C’est sur le thème de la redécouverte de la mémoire cachée que portent les rendez-vous autour de la Bible, interprétée par des spécialistes catholiques, protestants et juifs. « La parole aux femmes. Lectures et interprétations inclusives », est un cycle de 15 leçons qui compte « plus d’un millier d’inscrits en ligne, y compris de l’étranger, et plus d’une centaine de participants, âgés de 20 à 80 ans. Plus de deux mille personnes et des communautés entières de religieuses sont connectées », affirme l’historienne et théologienne Adriana Valerio, déléguée diocésaine pour les femmes à Naples. Dans ce sillage, l’Institut de sciences religieuses de Naples a proposé à tous les instituts du Sud d’instituer un cours de théologie et de culture du genre.

L’organisation de Sœurs diocèses est simple et fonctionnelle.

« Chaque diocèse a sa déléguée », explique Arianna Rotondo, professeure d’histoire du christianisme, choisie pour Catane. « Et chaque diocèse partage des initiatives avec les autres, à partir de sa propre situation », ajoute la psychologue Carla Bonifati, de Cassano allo Jonio. A Reggio Calabria-Bova, la référente est Annarita Ferrato, avocate à la Cour de cassation et au tribunal de la Rote, professeure de droit canonique et directrice de l’Institut de sciences religieuses ; à Mantoue, Antonella Madella, qui est membre de l’Ordre de la Sororité, une association privée de fidèles, de l’association de bénévolat dans le Jardin des Béguines et du conseil pastoral diocésain.

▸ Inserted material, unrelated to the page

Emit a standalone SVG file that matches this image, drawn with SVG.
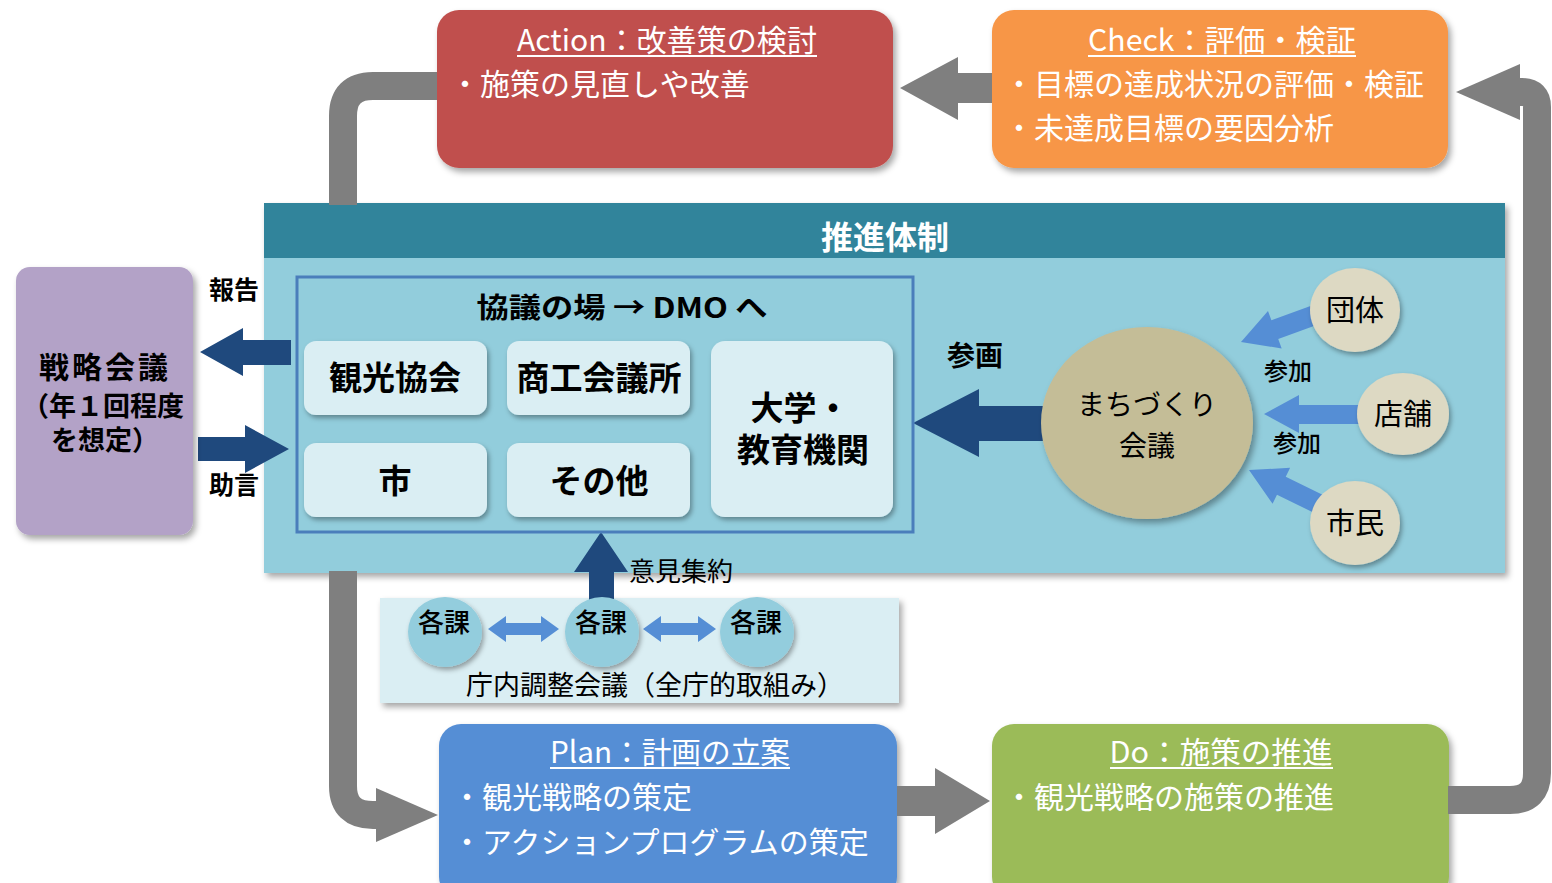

A Palerme, l’idée a été de faire « démarrer » en la Journée internationale pour l’élimination de la violence à l’égard des femmes, un vocabulaire écrit, ou plutôt réécrit, précisément par les femmes. « Le présupposé de base », explique Anna Staropoli, sociologue de l’institut Pedro Arrupe, professeure à la faculté de théologie de Sicile et référente du projet dans le diocèse, « est que la violence coïncide souvent avec un manque de mots. Le travail que nous faisons consiste à redéfinir certains mots à partir de la sensibilité des femmes. Des mots comme âme, maternité, beauté, allaitement, et des mots plus "lourds" comme hiérarchie, pouvoir, argent, souffrance, blessure. Il ne peut y avoir de véritable démocratie sans justice de genre et sans justice sociale ».

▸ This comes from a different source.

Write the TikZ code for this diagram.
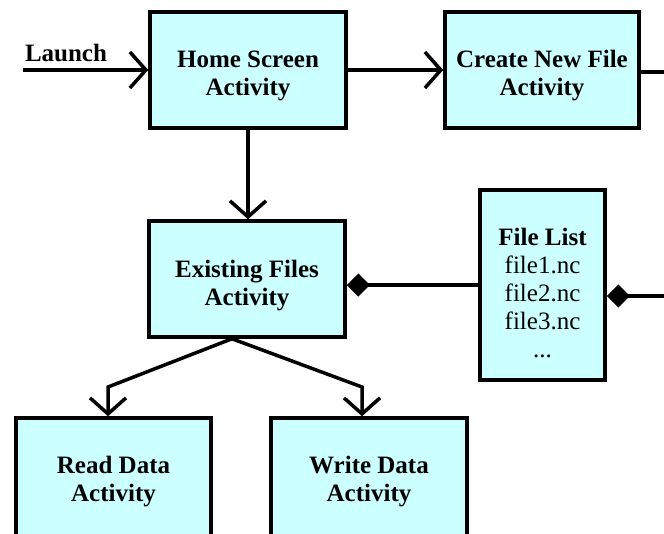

L’objectif est de créer une sorte de parcours itinérant sur le territoire, « la révolution du bien et de la paix des Rosalie invisible de la Méditerranée : Sainte Rosalie, la patronne de Palerme, est une femme capable d’unir des peuples différents, elle a dû faire sur elle un travail de libération d’un destin préétabli, elle a dû conquérir sa propre autonomie et être responsable de ses choix, même dans la souffrance, dans la fragilité, dans la solitude de l’ermitage ». Le parcours itinérant du Vocabulaire des Femmes s’articule dans certains quartiers de Palerme, quatre étapes sont partagées avec l’archevêque Corrado Lorefice et le doyen de la faculté de théologie de Sicile, le père Vito Impellizzeri.

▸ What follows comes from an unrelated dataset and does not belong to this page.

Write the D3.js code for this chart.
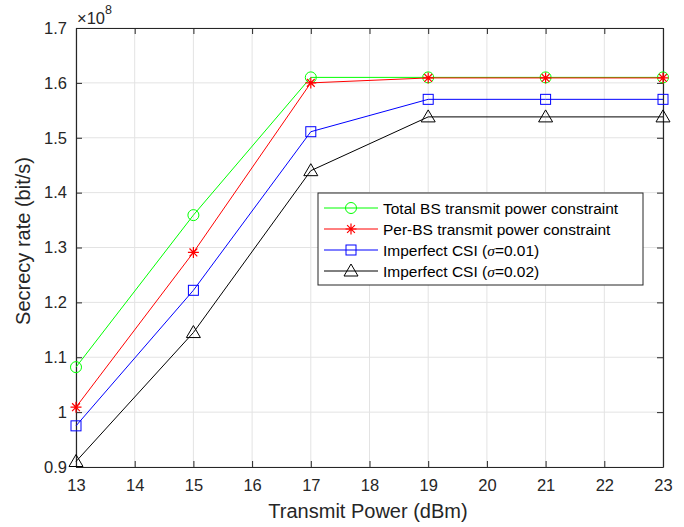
<!DOCTYPE html>
<html><head><meta charset="utf-8">
<script src="https://cdn.jsdelivr.net/npm/d3@7"></script>
<style>
body{margin:0;background:#fff;}
svg{font-family:"Liberation Sans",Arial,sans-serif;}
</style></head>
<body><svg id="c" width="684" height="527"></svg>
<script>
const xValues = [13, 15, 17, 19, 21, 23];
const totalBS = [1.082, 1.359, 1.610, 1.610, 1.610, 1.610];
const perBS = [1.009, 1.291, 1.600, 1.609, 1.609, 1.609];
const csi001 = [0.975, 1.222, 1.511, 1.570, 1.570, 1.570];
const csi002 = [0.910, 1.145, 1.440, 1.538, 1.538, 1.538];
const xTicks = [13,14,15,16,17,18,19,20,21,22,23];
const yTicks = [0.9,1.0,1.1,1.2,1.3,1.4,1.5,1.6,1.7];
const seriesNames = ["Total BS transmit power constraint","Per-BS transmit power constraint","Imperfect CSI (σ=0.01)","Imperfect CSI (σ=0.02)"];
const seriesColors = ["#00ff00","#ff0000","#0000ff","#000000"];
const seriesMarkers = ["circle","star","square","triangle"];
const seriesData = [totalBS, perBS, csi001, csi002];

const svg = d3.select("#c");
const L=76, R=663, T=28, B=467;
const x = d3.scaleLinear().domain([13,23]).range([L,R]);
const y = d3.scaleLinear().domain([0.9,1.7]).range([B,T]);

// grid
const g = svg.append("g");
g.selectAll(".gx").data(xTicks).enter().append("line")
  .attr("x1",d=>x(d)).attr("x2",d=>x(d)).attr("y1",T).attr("y2",B)
  .attr("stroke","#e3e3e3").attr("stroke-width",1);
g.selectAll(".gy").data(yTicks).enter().append("line")
  .attr("y1",d=>y(d)).attr("y2",d=>y(d)).attr("x1",L).attr("x2",R)
  .attr("stroke","#e3e3e3").attr("stroke-width",1);

// axes
const fmt = d => d3.format("~g")(+d.toFixed(1));
const axB = svg.append("g").attr("transform",`translate(0,${B})`)
  .call(d3.axisBottom(x).tickValues(xTicks).tickSizeInner(-6).tickSizeOuter(0).tickPadding(12).tickFormat(d3.format("d")));
const axT = svg.append("g").attr("transform",`translate(0,${T})`)
  .call(d3.axisTop(x).tickValues(xTicks).tickSizeInner(-6).tickSizeOuter(0).tickFormat(""));
const axL = svg.append("g").attr("transform",`translate(${L},0)`)
  .call(d3.axisLeft(y).tickValues(yTicks).tickSizeInner(-6).tickSizeOuter(0).tickPadding(9).tickFormat(fmt));
const axR = svg.append("g").attr("transform",`translate(${R},0)`)
  .call(d3.axisRight(y).tickValues(yTicks).tickSizeInner(-6).tickSizeOuter(0).tickFormat(""));
[axB,axT,axL,axR].forEach(a=>{
  a.selectAll("path").attr("stroke","#262626").attr("stroke-width",1.2);
  a.selectAll("line").attr("stroke","#262626");
  a.selectAll("text").attr("fill","#262626").style("font-size","16.5px").style("font-family","'Liberation Sans',Arial,sans-serif");
});
axB.selectAll("text").attr("dy","0.71em");

// exponent
const ex = svg.append("text").attr("x",77).attr("y",24).attr("fill","#262626").style("font-size","16.5px");
ex.append("tspan").text("×10");
ex.append("tspan").attr("dy",-10).style("font-size","12.5px").text("8");

// axis labels
svg.append("text").attr("x",368).attr("y",518).attr("text-anchor","middle")
  .attr("fill","#262626").style("font-size","20px").text("Transmit Power (dBm)");
svg.append("text").attr("transform",`translate(30,241) rotate(-90)`).attr("text-anchor","middle")
  .attr("fill","#262626").style("font-size","20px").text("Secrecy rate (bit/s)");

function drawMarker(sel, type, color){
  if(type==="circle") sel.append("circle").attr("r",5.5).attr("fill","none").attr("stroke",color).attr("stroke-width",1);
  else if(type==="square") sel.append("rect").attr("x",-5).attr("y",-5).attr("width",10).attr("height",10).attr("fill","none").attr("stroke",color).attr("stroke-width",1);
  else if(type==="triangle") sel.append("path").attr("d","M0,-7L7,5L-7,5Z").attr("fill","none").attr("stroke",color).attr("stroke-width",1);
  else if(type==="star"){
    const r=5.5, r2=3.9;
    sel.append("path").attr("d",`M${-r},0L${r},0M0,${-r}L0,${r}M${-r2},${-r2}L${r2},${r2}M${-r2},${r2}L${r2},${-r2}`)
      .attr("stroke",color).attr("stroke-width",1.2);
  }
}

const line = d3.line().x((d,i)=>x(xValues[i])).y(d=>y(d));
seriesData.forEach((data,k)=>{
  svg.append("path").datum(data).attr("d",line).attr("fill","none").attr("stroke",seriesColors[k]).attr("stroke-width",1);
  data.forEach((v,i)=>{
    const m = svg.append("g").attr("transform",`translate(${x(xValues[i])},${y(v)})`);
    drawMarker(m, seriesMarkers[k], seriesColors[k]);
  });
});

// legend
const lg = svg.append("g");
lg.append("rect").attr("x",318).attr("y",193).attr("width",325).attr("height",92)
  .attr("fill","#fff").attr("stroke","#262626").attr("stroke-width",1);
seriesNames.forEach((n,k)=>{
  const yy = 208 + k*21;
  lg.append("line").attr("x1",324).attr("x2",378).attr("y1",yy).attr("y2",yy).attr("stroke",seriesColors[k]).attr("stroke-width",1);
  drawMarker(lg.append("g").attr("transform",`translate(351,${yy})`), seriesMarkers[k], seriesColors[k]);
  const t = lg.append("text").attr("x",383).attr("y",yy+5.5).attr("fill","#000").style("font-size","15.5px");
  if(k<2) t.text(n);
  else {
    t.append("tspan").text("Imperfect CSI (");
    t.append("tspan").style("font-style","italic").style("font-family","'Liberation Serif',serif").text("σ");
    t.append("tspan").text(k===2?"=0.01)":"=0.02)");
  }
});
</script></body></html>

Enfin, à Vérone, où des pratiques féminines, tant laïques qu’ecclésiastiques, existent depuis des années, ce sont des associations féministes et culturelles qui se mettent en réseau, partageant leurs initiatives. « Aux activités déjà en cours se sont ajoutées quelques belles initiatives : une lecture en musique de Lucciola, une revue écrite entièrement à la main, de 1906 à 1926, par des jeunes filles qui faisaient une sorte de blog, en l’envoyant par les Postes royales dans toute l’Italie, de Caltanissetta à Aoste. Ce précieux manuscrit se trouve aujourd’hui à la Société littéraire. Des rencontres sur femmes et environnement, des approfondissements bibliques », rapporte la théologienne Cristina Simonelli.

Bien sûr, nous n’en sommes qu’aux débuts. Il ne suffit pas d’un espace sur le portail et d’une lettre de l’évêque pour faire de ce réseau un patrimoine commun et partagé. « Quoi qu’il en soit », ajoute Cristina Simonelli, « au-delà des initiatives, le réseau de confiance qui s’est créé me semble important. Et puis la ténacité fait partie de l’entreprise, du pari d’une Eglise, comme nous le disions dans notre synode il y maintenant plusieurs années, « disciple, synodale, compagne de route et solidaire ». Je suis convaincue de cet horizon, je sais que nous pouvons continuer à être des compagnons sur le même voyage ».